Saya teringat memori November lalu dalam sebuah kompetisi start-up bisnis sosial di Seattle : SVP Fast Pitch. Ada 1 finalis yang punya konsep menarik, yaitu membuat alat konversi listrik dari uap sisa panci masak.

Apa problem yang ingin diatasi? Mereka menceritakan bahwa di Kenya, untuk charge HP, perlu jalan berkilo-kilo ke tempat semacam toko jasa charge HP, berbayar pula!

Eh, tunggu. Kenya? Yes, Kenya! Ga ada kerjaan apa ya, mikirin negara jauh-jauh di sana… Sampai, setelah pitch dari start-up berikut-berikutnya, saya sadar bahwa ternyata Afrika, Asia, atau third world countries are the new trend of social entrepreneurship di Amerika. Ada yang sedang bangun plant biomass di Thailand (atau Myanmar), ada juga yang sedang melirik negara Afrika lainnya dalam masalah sanitasi, dan lain sebagainya.

Sekelebat, hmm…. agak mind-blown juga sih. Bayangan saya selama bertahun-tahun tentang anak muda Amerika yang hedon, doyan party hingga pagi sirna seketika. Apa mungkin masalah sosial di Amerika sudah terlalu sedikit? Atau menjadi kaya sudah tidak menarik lagi?

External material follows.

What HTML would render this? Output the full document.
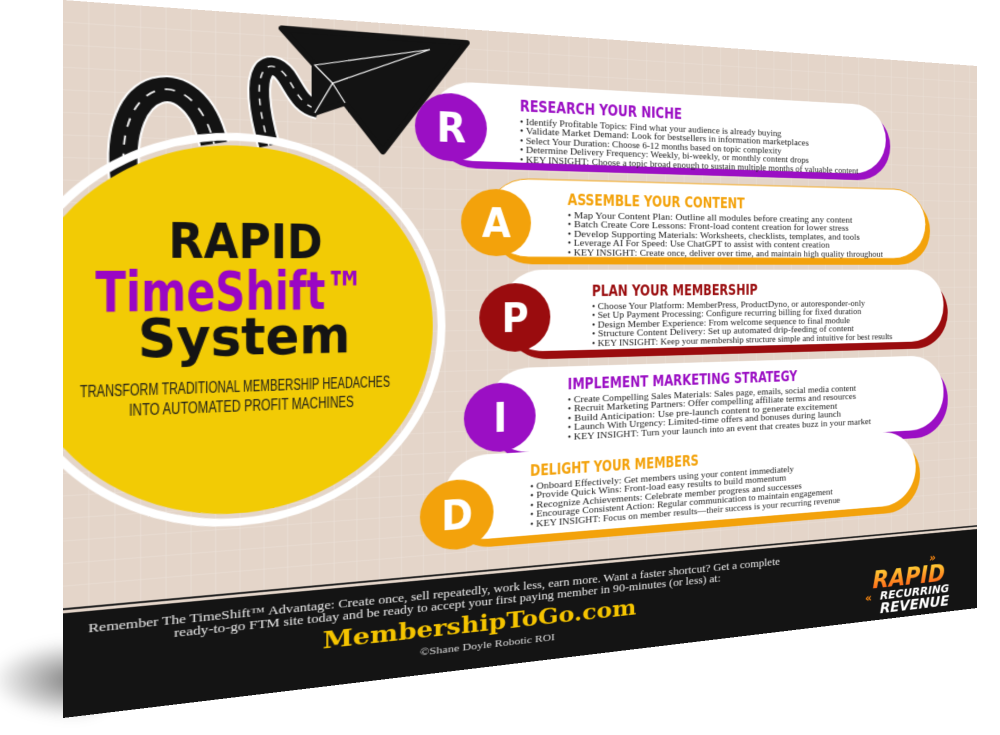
<!DOCTYPE html>
<html><head><meta charset="utf-8"><style>
html,body{margin:0;padding:0;background:#fff;width:1000px;height:735px;overflow:hidden;position:relative}
#shadow{position:absolute;left:-10px;top:640px;width:130px;height:80px;border-radius:50%;background:radial-gradient(ellipse at 70% 50%,rgba(0,0,0,.55),rgba(0,0,0,0) 70%);filter:blur(6px)}
#card{position:absolute;left:0;top:0;width:1000px;height:700px;transform-origin:0 0;
transform:matrix3d(1.23125,0.08743,0,0.00032472, 0,1.025714,0,0, 0,0,1,0, 63,0,0,1)}
.t{font-family:"DejaVu Sans Condensed","DejaVu Sans",sans-serif;font-weight:bold}
.b{font-family:"Liberation Serif",serif;font-size:11px;fill:#222}
</style></head><body>
<div id="shadow"></div>
<div id="card">
<svg width="1000" height="700" viewBox="0 0 1000 700" xmlns="http://www.w3.org/2000/svg">
<defs>
<pattern id="grid" width="22" height="22" patternUnits="userSpaceOnUse">
<rect width="22" height="22" fill="#e4d5c9"/>
<path d="M22 0V22M0 22H22" stroke="#ece2d9" stroke-width="1.2" fill="none"/>
</pattern>
<linearGradient id="fire" x1="0" y1="0" x2="0" y2="1"><stop offset="0" stop-color="#ffe13a"/><stop offset="1" stop-color="#ff4a10"/></linearGradient>
</defs>
<rect width="1000" height="700" fill="url(#grid)"/>

<!-- road -->
<g fill="none" stroke-linecap="butt">
<path d="M52 175 C40 70,112 50,130 135" stroke="#fff" stroke-width="28"/>
<path d="M52 175 C40 70,112 50,130 135" stroke="#131313" stroke-width="24"/>
<path d="M52 175 C40 70,112 50,130 135" stroke="#fff" stroke-width="1.6" stroke-dasharray="9 9"/>
<path d="M180 135 C158 50,182 42,196 62 C206 78,210 92,226 95" stroke="#fff" stroke-width="22"/>
<path d="M180 135 C158 50,182 42,196 62 C206 78,210 92,226 95" stroke="#131313" stroke-width="18"/>
<path d="M180 135 C158 50,182 42,196 62 C206 78,210 92,226 95" stroke="#fff" stroke-width="1.4" stroke-dasharray="7 7"/>
</g>
<!-- paper plane -->
<polygon points="192,13 374,15 289,137 252,87 223,99 223,49" fill="#131313" stroke="#131313" stroke-width="6" stroke-linejoin="round"/>
<g stroke="#fff" stroke-width="1.2" fill="none">
<path d="M223 49 L336 25 L240 67 Z"/><path d="M240 67 L223 99"/><path d="M240 67 L252 87"/>
</g>

<!-- big circle -->
<circle cx="151" cy="324" r="197" fill="none" stroke="#fff" stroke-width="8"/>
<circle cx="151" cy="324" r="188" fill="#f2cb05"/>
<text class="t" x="160" y="251" text-anchor="middle" font-size="50" fill="#141414" textLength="141" lengthAdjust="spacingAndGlyphs">RAPID</text>
<text class="t" x="149" y="304" text-anchor="middle" font-size="55" fill="#9a06c4" textLength="244" lengthAdjust="spacingAndGlyphs">TimeShift™</text>
<text class="t" x="160" y="350" text-anchor="middle" font-size="54" fill="#141414" textLength="194" lengthAdjust="spacingAndGlyphs">System</text>
<text x="155" y="388" text-anchor="middle" font-family="Liberation Sans Narrow,Liberation Sans,sans-serif" font-size="17" fill="#1a1a1a" textLength="282" lengthAdjust="spacingAndGlyphs">TRANSFORM TRADITIONAL MEMBERSHIP HEADACHES</text>
<text x="158" y="408" text-anchor="middle" font-family="Liberation Sans Narrow,Liberation Sans,sans-serif" font-size="17" fill="#1a1a1a" textLength="205" lengthAdjust="spacingAndGlyphs">INTO AUTOMATED PROFIT MACHINES</text>

<!-- R -->
<rect x="340" y="66" width="538" height="86" rx="44" fill="#9b0fc4"/>
<rect x="336" y="58" width="536" height="86" rx="44" fill="#fff"/>
<circle cx="358" cy="108" r="37" fill="#9b0fc4"/>
<text class="t" x="358" y="124" text-anchor="middle" font-size="44" fill="#fff">R</text>
<text class="t" x="430" y="87" font-size="17" fill="#9b0fc4" textLength="183" lengthAdjust="spacingAndGlyphs">RESEARCH YOUR NICHE</text>
<g class="b">
<text x="430" y="102" textLength="305" lengthAdjust="spacingAndGlyphs">• Identify Profitable Topics: Find what your audience is already buying</text>
<text x="430" y="112.5" textLength="340" lengthAdjust="spacingAndGlyphs">• Validate Market Demand: Look for bestsellers in information marketplaces</text>
<text x="430" y="123" textLength="305" lengthAdjust="spacingAndGlyphs">• Select Your Duration: Choose 6-12 months based on topic complexity</text>
<text x="430" y="133.5" textLength="340" lengthAdjust="spacingAndGlyphs">• Determine Delivery Frequency: Weekly, bi-weekly, or monthly content drops</text>
<text x="430" y="144" textLength="405" lengthAdjust="spacingAndGlyphs">• KEY INSIGHT: Choose a topic broad enough to sustain multiple months of valuable content</text>
</g>

<!-- A -->
<rect x="399" y="171" width="534" height="86" rx="44" fill="#f3a20b"/>
<rect x="395" y="162" width="532" height="87" rx="44" fill="#fff" stroke="#f3a20b" stroke-width="1"/>
<circle cx="405" cy="211" r="37" fill="#f3a20b"/>
<text class="t" x="405" y="227" text-anchor="middle" font-size="44" fill="#fff">A</text>
<text class="t" x="482" y="190" font-size="17" fill="#f3a20b" textLength="207" lengthAdjust="spacingAndGlyphs">ASSEMBLE YOUR CONTENT</text>
<g class="b">
<text x="482" y="205" textLength="345" lengthAdjust="spacingAndGlyphs">• Map Your Content Plan: Outline all modules before creating any content</text>
<text x="482" y="215.5" textLength="340" lengthAdjust="spacingAndGlyphs">• Batch Create Core Lessons: Front-load content creation for lower stress</text>
<text x="482" y="226" textLength="355" lengthAdjust="spacingAndGlyphs">• Develop Supporting Materials: Worksheets, checklists, templates, and tools</text>
<text x="482" y="236.5" textLength="315" lengthAdjust="spacingAndGlyphs">• Leverage AI For Speed: Use ChatGPT to assist with content creation</text>
<text x="482" y="247" textLength="386" lengthAdjust="spacingAndGlyphs">• KEY INSIGHT: Create once, deliver over time, and maintain high quality throughout</text>
</g>

<!-- P -->
<rect x="414" y="273" width="544" height="90" rx="45" fill="#9a0c0e"/>
<rect x="410" y="263" width="542" height="91" rx="45" fill="#fff"/>
<circle cx="425" cy="316" r="38" fill="#9a0c0e"/>
<text class="t" x="425" y="332" text-anchor="middle" font-size="44" fill="#fff">P</text>
<text class="t" x="509" y="293" font-size="17" fill="#9a0c0e" textLength="196" lengthAdjust="spacingAndGlyphs">PLAN YOUR MEMBERSHIP</text>
<g class="b">
<text x="509" y="308" textLength="335" lengthAdjust="spacingAndGlyphs">• Choose Your Platform: MemberPress, ProductDyno, or autoresponder-only</text>
<text x="509" y="318.5" textLength="330" lengthAdjust="spacingAndGlyphs">• Set Up Payment Processing: Configure recurring billing for fixed duration</text>
<text x="509" y="329" textLength="315" lengthAdjust="spacingAndGlyphs">• Design Member Experience: From welcome sequence to final module</text>
<text x="509" y="339.5" textLength="320" lengthAdjust="spacingAndGlyphs">• Structure Content Delivery: Set up automated drip-feeding of content</text>
<text x="509" y="350" textLength="372" lengthAdjust="spacingAndGlyphs">• KEY INSIGHT: Keep your membership structure simple and intuitive for best results</text>
</g>

<!-- I -->
<rect x="399" y="382" width="559" height="94" rx="46" fill="#9b0fc4"/>
<rect x="395" y="372" width="557" height="94" rx="46" fill="#fff"/>
<circle cx="409" cy="426" r="38" fill="#9b0fc4"/>
<text class="t" x="409" y="442" text-anchor="middle" font-size="44" fill="#fff">I</text>
<text class="t" x="482" y="398" font-size="17" fill="#9b0fc4" textLength="273" lengthAdjust="spacingAndGlyphs">IMPLEMENT MARKETING STRATEGY</text>
<g class="b">
<text x="482" y="413" textLength="350" lengthAdjust="spacingAndGlyphs">• Create Compelling Sales Materials: Sales page, emails, social media content</text>
<text x="482" y="423.5" textLength="350" lengthAdjust="spacingAndGlyphs">• Recruit Marketing Partners: Offer compelling affiliate terms and resources</text>
<text x="482" y="434" textLength="325" lengthAdjust="spacingAndGlyphs">• Build Anticipation: Use pre-launch content to generate excitement</text>
<text x="482" y="444.5" textLength="330" lengthAdjust="spacingAndGlyphs">• Launch With Urgency: Limited-time offers and bonuses during launch</text>
<text x="482" y="455" textLength="370" lengthAdjust="spacingAndGlyphs">• KEY INSIGHT: Turn your launch into an event that creates buzz in your market</text>
</g>

<!-- D -->
<rect x="354" y="476" width="565" height="92" rx="46" fill="#f3a20b"/>
<rect x="350" y="466" width="563" height="93" rx="46" fill="#fff"/>
<circle cx="364" cy="530" r="38" fill="#f3a20b"/>
<text class="t" x="364" y="546" text-anchor="middle" font-size="44" fill="#fff">D</text>
<text class="t" x="441" y="493" font-size="17" fill="#f3a20b" textLength="192" lengthAdjust="spacingAndGlyphs">DELIGHT YOUR MEMBERS</text>
<g class="b">
<text x="441" y="508" textLength="310" lengthAdjust="spacingAndGlyphs">• Onboard Effectively: Get members using your content immediately</text>
<text x="441" y="518.5" textLength="300" lengthAdjust="spacingAndGlyphs">• Provide Quick Wins: Front-load easy results to build momentum</text>
<text x="441" y="529" textLength="320" lengthAdjust="spacingAndGlyphs">• Recognize Achievements: Celebrate member progress and successes</text>
<text x="441" y="539.5" textLength="360" lengthAdjust="spacingAndGlyphs">• Encourage Consistent Action: Regular communication to maintain engagement</text>
<text x="441" y="550" textLength="370" lengthAdjust="spacingAndGlyphs">• KEY INSIGHT: Focus on member results—their success is your recurring revenue</text>
</g>

<!-- band -->
<rect x="0" y="593" width="1000" height="2" fill="#222"/>
<rect x="0" y="598" width="1000" height="102" fill="#141414"/>
<text x="377" y="619" text-anchor="middle" font-family="Liberation Serif,serif" font-size="12.5" fill="#eee" textLength="712" lengthAdjust="spacingAndGlyphs">Remember The TimeShift™ Advantage: Create once, sell repeatedly, work less, earn more. Want a faster shortcut? Get a complete</text>
<text x="377" y="632" text-anchor="middle" font-family="Liberation Serif,serif" font-size="12.5" fill="#eee" textLength="565" lengthAdjust="spacingAndGlyphs">ready-to-go FTM site today and be ready to accept your first paying member in 90-minutes (or less) at:</text>
<text x="395" y="660" text-anchor="middle" font-family="DejaVu Serif,serif" font-weight="bold" font-size="25" fill="#f5c400" textLength="329" lengthAdjust="spacingAndGlyphs">MembershipToGo.com</text>
<text x="397" y="679" text-anchor="middle" font-family="Liberation Serif,serif" font-size="11" fill="#ddd" textLength="142" lengthAdjust="spacingAndGlyphs">©Shane Doyle Robotic ROI</text>

<!-- logo -->
<g transform="translate(844,620)">
<text x="88" y="14" font-family="DejaVu Sans" font-weight="bold" font-size="14" fill="#ff8a10" font-style="italic">»</text>
<text x="10" y="40" font-family="DejaVu Sans Condensed,DejaVu Sans" font-weight="bold" font-style="italic" font-size="30" fill="url(#fire)" textLength="100" lengthAdjust="spacingAndGlyphs">RAPID</text>
<text x="0" y="56" font-family="DejaVu Sans" font-weight="bold" font-size="14" fill="#ff8a10">«</text>
<text x="20" y="55" font-family="DejaVu Sans Condensed,DejaVu Sans" font-weight="bold" font-style="italic" font-size="14" fill="#fff" textLength="96" lengthAdjust="spacingAndGlyphs">RECURRING</text>
<text x="20" y="72" font-family="DejaVu Sans Condensed,DejaVu Sans" font-weight="bold" font-style="italic" font-size="18" fill="#fff" textLength="96" lengthAdjust="spacingAndGlyphs">REVENUE</text>
</g>
</svg>
</div>
</body></html>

Dari hasil diskusi dengan beberapa founders-nya, saya akhirnya menyadari fenomena bahwa sociopreneur, philanthrophy, terutama yang bersifat “menyelamatkan dunia” menjadi sesuatu yang into, nge-tren, keren, the new standard of “coolness” buat anak muda Amerika. Waini.

Dugaan saya, tren belakangan artis-artis dan orang kaya yang mengarah ke filantrofis lah salah satu yang paling membentuk gaya hidup baru ini. Bill dengan inisiatifnya memusnahkan malaria, Mark dengan internet.org, atau kisah Elon yang ‘membuang’ sekian trilyun dari exit pay pal nya untuk membangun dunia yang lebih baik dengan Tesla dan pesawat antariksa-nya.

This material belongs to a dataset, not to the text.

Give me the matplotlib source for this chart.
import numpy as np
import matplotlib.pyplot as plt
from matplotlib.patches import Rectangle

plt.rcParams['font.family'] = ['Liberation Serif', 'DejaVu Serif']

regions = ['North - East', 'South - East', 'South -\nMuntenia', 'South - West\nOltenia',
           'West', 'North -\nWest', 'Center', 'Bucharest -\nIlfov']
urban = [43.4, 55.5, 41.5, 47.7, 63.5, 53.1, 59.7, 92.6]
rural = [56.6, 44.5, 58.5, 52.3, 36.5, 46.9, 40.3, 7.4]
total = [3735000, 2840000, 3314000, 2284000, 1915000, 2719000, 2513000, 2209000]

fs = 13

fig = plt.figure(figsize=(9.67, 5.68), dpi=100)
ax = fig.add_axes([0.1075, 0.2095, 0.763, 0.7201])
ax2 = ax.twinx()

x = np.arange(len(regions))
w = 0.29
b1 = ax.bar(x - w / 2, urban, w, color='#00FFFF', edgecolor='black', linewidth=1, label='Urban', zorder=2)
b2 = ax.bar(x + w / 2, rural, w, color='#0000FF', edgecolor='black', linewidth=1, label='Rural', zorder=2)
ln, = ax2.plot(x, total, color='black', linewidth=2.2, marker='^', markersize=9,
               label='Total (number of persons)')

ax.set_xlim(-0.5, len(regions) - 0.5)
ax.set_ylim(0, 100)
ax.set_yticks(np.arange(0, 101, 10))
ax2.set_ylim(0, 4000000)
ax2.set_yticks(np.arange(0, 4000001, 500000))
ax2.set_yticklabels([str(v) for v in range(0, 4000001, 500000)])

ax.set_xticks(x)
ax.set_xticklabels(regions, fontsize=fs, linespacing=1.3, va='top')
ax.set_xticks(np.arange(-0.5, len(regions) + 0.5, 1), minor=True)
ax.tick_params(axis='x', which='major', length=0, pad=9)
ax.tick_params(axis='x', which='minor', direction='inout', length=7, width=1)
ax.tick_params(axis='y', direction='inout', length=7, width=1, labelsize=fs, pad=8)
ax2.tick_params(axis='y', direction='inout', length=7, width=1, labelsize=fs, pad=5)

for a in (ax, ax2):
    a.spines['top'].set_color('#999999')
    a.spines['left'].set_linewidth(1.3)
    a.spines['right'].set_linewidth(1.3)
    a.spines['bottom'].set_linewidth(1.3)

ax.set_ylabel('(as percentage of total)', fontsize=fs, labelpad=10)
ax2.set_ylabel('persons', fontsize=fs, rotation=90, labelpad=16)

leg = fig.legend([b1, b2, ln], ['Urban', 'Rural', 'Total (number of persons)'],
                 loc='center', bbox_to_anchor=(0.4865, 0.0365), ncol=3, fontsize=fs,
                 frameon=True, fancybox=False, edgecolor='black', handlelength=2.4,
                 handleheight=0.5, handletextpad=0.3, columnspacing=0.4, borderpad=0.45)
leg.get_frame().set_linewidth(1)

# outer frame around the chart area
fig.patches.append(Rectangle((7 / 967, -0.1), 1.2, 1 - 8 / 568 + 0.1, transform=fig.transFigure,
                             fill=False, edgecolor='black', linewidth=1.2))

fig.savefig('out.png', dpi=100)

Belum lagi kalau menyebut Leonardo Di Caprio yang begitu mendarah daging menggerakkan isu lingkungan, atau Malala yang jadi new icon hingga mendapat nobel. Ini sejalan dengan tesis bung Muhammad Yorga Permana bahwa artis/tokoh lebih mudah untuk menjadi agen peubah di kalangan anak-anak muda, hehe.

Ini menarik, karena cita-cita konvergen selama beberapa abad berupa kekayaan absolut (baca: punya uang sebanyak-banyaknya) rasa-rasanya mulai diimbangi dengan keinginan untuk menjadikan dunia ini lebih baik lagi. What problems you want to solve in society? In the end, what kind of future you are trying to shape?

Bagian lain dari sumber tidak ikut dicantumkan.